Experimental Study and Modeling Analysis of Catalytic Partial Oxidation of Methane with Addition of CO2and H2O Using a Rh-Coated Foam Monolith Reactor

Abstract

The catalyst deactivation of rhodium-coated foam monolith with CO2 and/or H2O addition was investigated both experimentally and numerically to understand the means to improve the durability of the rhodium catalyst applied for catalytic partial oxidation of methane (CPOM). The results showed that the addition of He, CO2, and/or H2O could all improve the catalyst stability mainly due to the reduced hot-spot temperature in the oxidation zone for the reason of either the dilution effect or the simultaneously endothermic reaction of CO2/steam reforming.
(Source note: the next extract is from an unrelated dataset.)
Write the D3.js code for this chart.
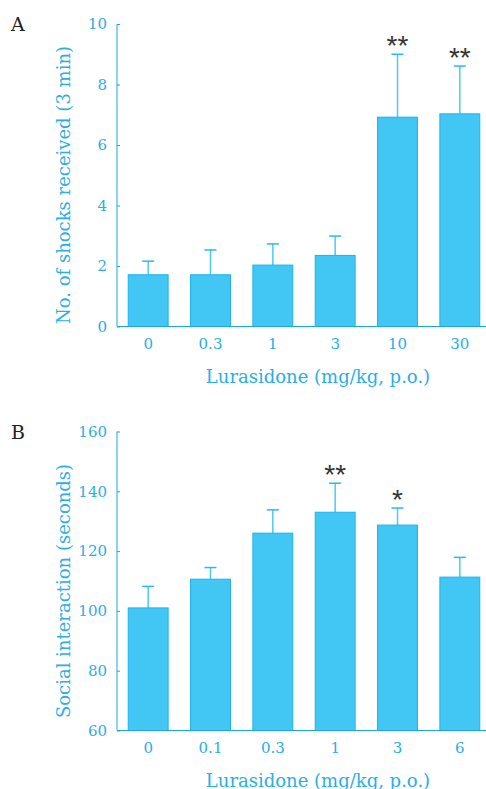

In particular, the catalyst stability can be greatly enhanced even at a low C/O ratio (i.e., carbon/oxygen ratio in atom of 0.85) with the addition of CO2 or H2O. Under the same conditions, high CH4 conversion (e.g., 0.8−0.85) can be achieved. The H2 yield can be adjusted by the added quantities of CO2 and/or H2O, which would allow the conventional pure CPOM process to be flexible to tune the composition of its product gas. These experimental results improved the understanding of how to modulate the CPOM process to achieve different reactor performances with the corresponding catalyst stability. Furthermore, CFD simulation with detailed chemistry was carried out. The model predictions had good agreement with the experimental results using the modified kinetics of the CO2 adsorption reaction, which was mostly not addressed when simulating a pure CPOM process in the literature for the little effect of CO2.